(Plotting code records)
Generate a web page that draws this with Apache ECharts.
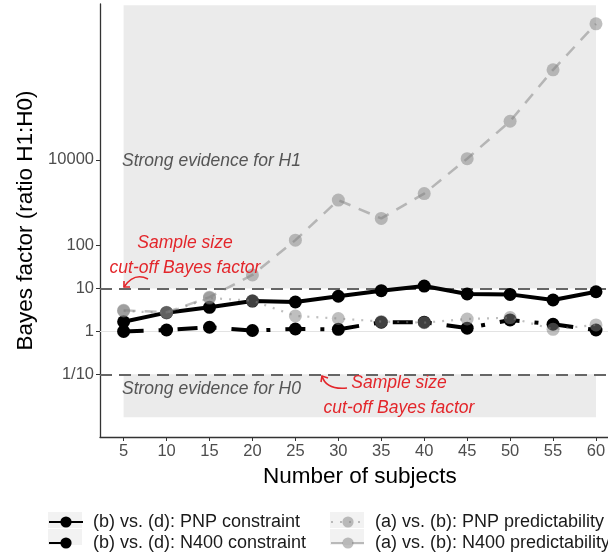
<!DOCTYPE html>
<html>
<head>
<meta charset="utf-8">
<script src="https://cdn.jsdelivr.net/npm/echarts@6/dist/echarts.min.js"></script>
<style>
  html, body { margin: 0; padding: 0; background: #fff; }
  #chart { width: 608px; height: 552px; }
</style>
</head>
<body>
<div id="chart"></div>
<script>
// sample sizes on the x axis
const subjects = [5, 10, 15, 20, 25, 30, 35, 40, 45, 50, 55, 60];
// Bayes factors
const pnpConstraint = [1.68, 2.74, 3.65, 5.1, 4.85, 6.6, 8.9, 11.4, 7.45, 7.3, 5.4, 8.4];
const n400Constraint = [1.0, 1.08, 1.25, 1.05, 1.14, 1.12, 1.64, 1.64, 1.19, 1.85, 1.47, 1.08];
const pnpPredict = [3.0, 2.7, 6.0, 5.2, 2.3, 2.0, 1.7, 1.6, 1.95, 2.1, 1.12, 1.42];
const n400Predict = [3.1, 2.8, 6.3, 20.7, 134, 1150, 430, 1630, 10600, 79000, 1250000, 14700000];
const yTicks = [0.1, 1, 10, 100, 10000];
const xTicks = [5, 10, 15, 20, 25, 30, 35, 40, 45, 50, 55, 60];

const FONT = 'Liberation Sans, Arial, sans-serif';
const RED = '#e3262b';
const GRAY_PT = 'rgba(128,128,128,0.5)';

const pairs = ys => subjects.map((x, i) => [x, ys[i]]);

const chart = echarts.init(document.getElementById('chart'), null, { renderer: 'canvas' });

const arrowHead = (pts) => ({
  type: 'polyline', silent: true, z: 10,
  shape: { points: pts },
  style: { stroke: RED, lineWidth: 1.6, fill: null }
});
const note = (x, y, text, color, align) => ({
  type: 'text', x: x, y: y, z: 10, silent: true,
  style: { text: text, fontSize: 17.5, fontStyle: 'italic', fill: color, align: align, verticalAlign: 'middle', fontFamily: FONT }
});
const keyBg = (left, top) => ({
  type: 'rect', left: left, top: top, z: 0, silent: true,
  shape: { width: 34, height: 16 }, style: { fill: '#f2f2f2' }
});
const legendBox = (names, left) => ({
  data: names, left: left, top: 513, orient: 'vertical', padding: 0,
  itemWidth: 34, itemHeight: 14, itemGap: 3,
  textStyle: { fontSize: 18, color: '#1a1a1a', padding: [0, 0, 0, 5], fontFamily: FONT }
});

chart.setOption({
  animation: false,
  textStyle: { fontFamily: FONT },
  grid: { left: 100, width: 519.6, top: 4, bottom: 115, containLabel: false, outerBoundsMode: 'none' },
  xAxis: {
    type: 'value', min: 2.25, max: 62.75,
    name: 'Number of subjects', nameLocation: 'middle', nameGap: 19,
    nameTextStyle: { fontSize: 22.5, color: '#000', fontFamily: FONT },
    axisLine: { show: true, lineStyle: { color: '#333', width: 1.3 } },
    axisTick: { show: true, length: 4, customValues: xTicks, lineStyle: { color: '#333' } },
    axisLabel: { customValues: xTicks, fontSize: 16.5, color: '#4d4d4d', margin: 6, fontFamily: FONT },
    splitLine: { show: false }
  },
  yAxis: {
    type: 'log', logBase: 10, min: Math.pow(10, -2.46), max: Math.pow(10, 7.63),
    name: 'Bayes factor (ratio H1:H0)', nameLocation: 'middle', nameGap: 54,
    nameTextStyle: { fontSize: 22.5, color: '#000', fontFamily: FONT },
    axisLine: { show: true, lineStyle: { color: '#333', width: 1.3 } },
    axisTick: { show: true, length: 4, customValues: yTicks, lineStyle: { color: '#333' } },
    axisLabel: {
      customValues: yTicks, fontSize: 16.5, color: '#4d4d4d', margin: 6, fontFamily: FONT,
      formatter: v => {
        const p = Math.round(Math.log10(v));
        return p < 0 ? '1/' + Math.pow(10, -p) : String(Math.pow(10, p));
      }
    },
    splitLine: { show: false }
  },
  legend: [
    legendBox(['(b) vs. (d): PNP constraint', '(b) vs. (d): N400 constraint'], 48),
    legendBox(['(a) vs. (b): PNP predictability', '(a) vs. (b): N400 predictability'], 330)
  ],
  graphic: [
    keyBg(48, 512), keyBg(48, 529), keyBg(330, 512), keyBg(330, 529),
    note(122, 161, 'Strong evidence for H1', '#555', 'left'),
    note(122, 389, 'Strong evidence for H0', '#555', 'left'),
    note(185, 243, 'Sample size', RED, 'center'),
    note(185, 268, 'cut-off Bayes factor', RED, 'center'),
    note(399, 383, 'Sample size', RED, 'center'),
    note(399, 408, 'cut-off Bayes factor', RED, 'center'),
    { type: 'bezierCurve', z: 10, silent: true,
      shape: { x1: 148, y1: 279, cpx1: 134, cpy1: 272, x2: 124, y2: 287 },
      style: { stroke: RED, lineWidth: 1.6, fill: null } },
    arrowHead([[124, 281], [124, 287], [130, 287]]),
    { type: 'bezierCurve', z: 10, silent: true,
      shape: { x1: 347, y1: 388, cpx1: 326, cpy1: 390, x2: 322, y2: 376 },
      style: { stroke: RED, lineWidth: 1.6, fill: null } },
    arrowHead([[321, 382], [322, 376], [328, 378]])
  ],
  series: [
    {
      name: '(b) vs. (d): PNP constraint', type: 'line', data: pairs(pnpConstraint),
      symbol: 'circle', symbolSize: 13, z: 3,
      lineStyle: { color: '#000', width: 4 }, itemStyle: { color: '#000' },
      markArea: {
        silent: true, z: 1,
        itemStyle: { color: '#ebebeb' },
        data: [
          [{ xAxis: 5, yAxis: 10 }, { xAxis: 60, yAxis: 4e7 }],
          [{ xAxis: 5, yAxis: 0.01 }, { xAxis: 60, yAxis: 0.1 }]
        ]
      },
      markLine: {
        silent: true, symbol: 'none', z: 2, label: { show: false },
        data: [
          { yAxis: 1, lineStyle: { color: '#e3e3e3', width: 1, type: 'solid' } },
          { yAxis: 10, lineStyle: { color: '#666', width: 2, type: [12, 7] } },
          { yAxis: 0.1, lineStyle: { color: '#666', width: 2, type: [12, 7] } }
        ]
      }
    },
    {
      name: '(b) vs. (d): N400 constraint', type: 'line', data: pairs(n400Constraint),
      symbol: 'circle', symbolSize: 13, z: 3,
      lineStyle: { color: '#000', width: 4, type: [20, 15, 4, 15] }, itemStyle: { color: '#000' }
    },
    {
      name: '(a) vs. (b): PNP predictability', type: 'line', data: pairs(pnpPredict),
      symbol: 'circle', symbolSize: 13, z: 4,
      lineStyle: { color: GRAY_PT, width: 2.2, type: [2, 7] }, itemStyle: { color: GRAY_PT }
    },
    {
      name: '(a) vs. (b): N400 predictability', type: 'line', data: pairs(n400Predict),
      symbol: 'circle', symbolSize: 13, z: 4,
      lineStyle: { color: GRAY_PT, width: 2.5, type: [12, 9] }, itemStyle: { color: GRAY_PT }
    }
  ]
});
</script>
</body>
</html>
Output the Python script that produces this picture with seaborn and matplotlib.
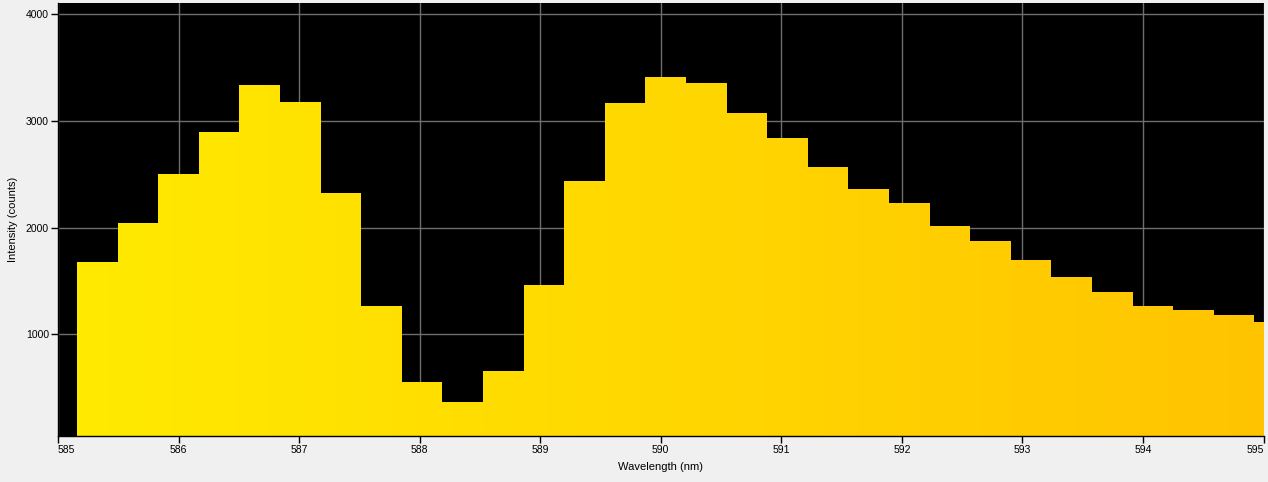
import numpy as np
import pandas as pd
import matplotlib
matplotlib.use("Agg")
import matplotlib.pyplot as plt
import seaborn as sns
from matplotlib.colors import LinearSegmentedColormap

# --- data -----------------------------------------------------------------
bin_edges = [585.158, 585.495, 585.832, 586.168, 586.505, 586.842, 587.179,
             587.516, 587.852, 588.189, 588.526, 588.863, 589.200, 589.536,
             589.873, 590.210, 590.547, 590.884, 591.220, 591.557, 591.894,
             592.231, 592.568, 592.904, 593.241, 593.578, 593.915, 594.252,
             594.588, 594.925, 595.262]
intensity = [1679, 2044, 2503, 2900, 3337, 3178, 2321, 1264, 554, 367,
             657, 1461, 2442, 3171, 3414, 3358, 3078, 2844, 2573, 2367,
             2227, 2012, 1875, 1697, 1538, 1397, 1266, 1229, 1182, 1116]
x_ticks = [585, 586, 587, 588, 589, 590, 591, 592, 593, 594, 595]
y_ticks = [1000, 2000, 3000, 4000]

centers = [(a + b) / 2 for a, b in zip(bin_edges[:-1], bin_edges[1:])]
df = pd.DataFrame({"wavelength": centers, "counts": intensity})

# --- style ----------------------------------------------------------------
sns.set_theme(style="dark")
plt.rcParams["font.family"] = ["Liberation Sans", "DejaVu Sans"]

fig = plt.figure(figsize=(12.68, 4.82), dpi=100, facecolor="#f0f0f0")
ax = fig.add_axes([58 / 1268, 46 / 482, 1205.5 / 1268, 433 / 482])
ax.set_facecolor("black")

sns.histplot(data=df, x="wavelength", weights="counts", bins=bin_edges,
             element="step", fill=True, ax=ax, color="#ffe000",
             alpha=1.0, linewidth=0, zorder=2)

xmin, xmax = 585, 595
ymin, ymax = 47, 4106
ax.set_xlim(xmin, xmax)
ax.set_ylim(ymin, ymax)

# horizontal yellow gradient clipped to the histogram shape
poly = ax.collections[0]
poly.set_visible(False)
cmap = LinearSegmentedColormap.from_list("yel", ["#ffea00", "#ffc300"])
grad = np.linspace(0, 1, 512).reshape(1, -1)
im = ax.imshow(grad, cmap=cmap, aspect="auto",
               extent=[bin_edges[0], bin_edges[-1], ymin, ymax],
               zorder=2, interpolation="bilinear")
im.set_clip_path(poly.get_paths()[0], poly.get_transform())
ax.set_xlim(xmin, xmax)
ax.set_ylim(ymin, ymax)

ax.set_xticks(x_ticks)
ax.set_yticks(y_ticks)
ax.grid(True, color="#6e6e6e", linewidth=1.0, zorder=0)
ax.set_axisbelow(True)

for s in ["top", "right"]:
    ax.spines[s].set_visible(False)
for s in ["left", "bottom"]:
    ax.spines[s].set_visible(True)
    ax.spines[s].set_color("black")
    ax.spines[s].set_linewidth(1.0)

ax.tick_params(axis="both", which="major", direction="out", length=5,
               width=1, color="black", labelsize=7.5, labelcolor="black",
               pad=1.5, bottom=True, left=True)

xlabels = ax.get_xticklabels()
xlabels[0].set_horizontalalignment("left")
xlabels[-1].set_horizontalalignment("right")

ax.set_xlabel("Wavelength (nm)", fontsize=8, color="black", labelpad=5)
ax.set_ylabel("Intensity (counts)", fontsize=8, color="black", labelpad=6)

fig.savefig("out.png", dpi=100, facecolor=fig.get_facecolor())
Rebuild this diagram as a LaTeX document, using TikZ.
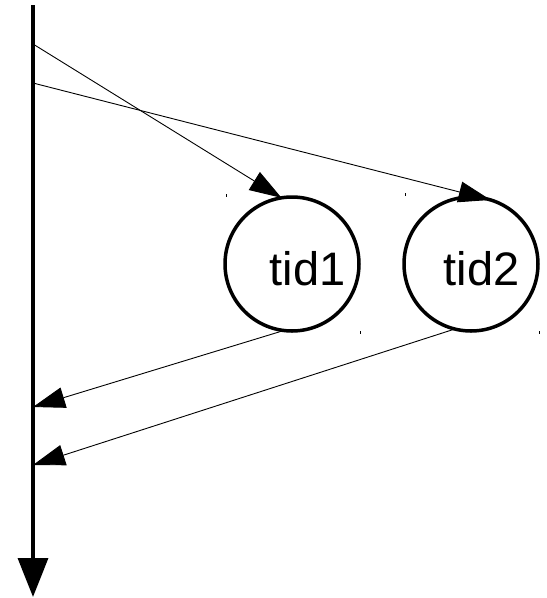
\documentclass[tikz,border=0pt]{standalone}
\usepackage{fontspec}
\setmainfont{Liberation Sans}
\usetikzlibrary{arrows.meta}
\begin{document}
\begin{tikzpicture}[x=1pt,y=-1pt,
  proc/.style={circle,draw,line width=3.5pt,minimum size=134pt,inner sep=0pt,outer sep=0pt},
  lbl/.style={font=\fontsize{47}{56}\selectfont,anchor=base,inner sep=0pt},
  msg/.style={line width=0.9pt,-{Triangle[length=32pt,width=21pt]}},
  tick/.style={line width=1pt}]
\useasboundingbox (0,0) rectangle (547,598);
% time axis
\coordinate (top) at (33,5);
\coordinate (bot) at (33,597);
\draw[line width=3.5pt,-{Triangle[length=39pt,width=30pt]}] (top) -- (bot);
\coordinate (s1) at (33,44);
\coordinate (s2) at (33,83);
\coordinate (r1) at (33,407);
\coordinate (r2) at (33,465);
% processes
\node[proc] (c1) at (292,264) {};
\node[proc] (c2) at (471,264) {};
\node[lbl] (t1) at (307.5,285) {tid1};
\node[lbl] (t2) at (481.5,285) {tid2};
% messages
\draw[msg] (s1) -- (c1.99);
\draw[msg] (s2) -- (c2.73);
\draw[msg] (c1.263) -- (r1);
\draw[msg] (c2.256) -- (r2);
% frame corner marks
\coordinate (k1) at (226,194);
\coordinate (k2) at (405,193);
\coordinate (k3) at (360,331);
\coordinate (k4) at (539,331);
\draw[tick] (k1) -- ++(0,3);
\draw[tick] (k2) -- ++(0,3);
\draw[tick] (k3) -- ++(0,3);
\draw[tick] (k4) -- ++(0,3);
\end{tikzpicture}
\end{document}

> [REQUIREMENTS]:
Give the lines above again exactly, from the one containing "Output the Python" to the one containing "from matplotlib.colors import", both included, but leave out the pictures.

> [EXERCISE ANSWER]:
Output the Python script that produces this picture with seaborn and matplotlib.
import numpy as np
import pandas as pd
import matplotlib
matplotlib.use("Agg")
import matplotlib.pyplot as plt
import seaborn as sns
from matplotlib.colors import LinearSegmentedColormap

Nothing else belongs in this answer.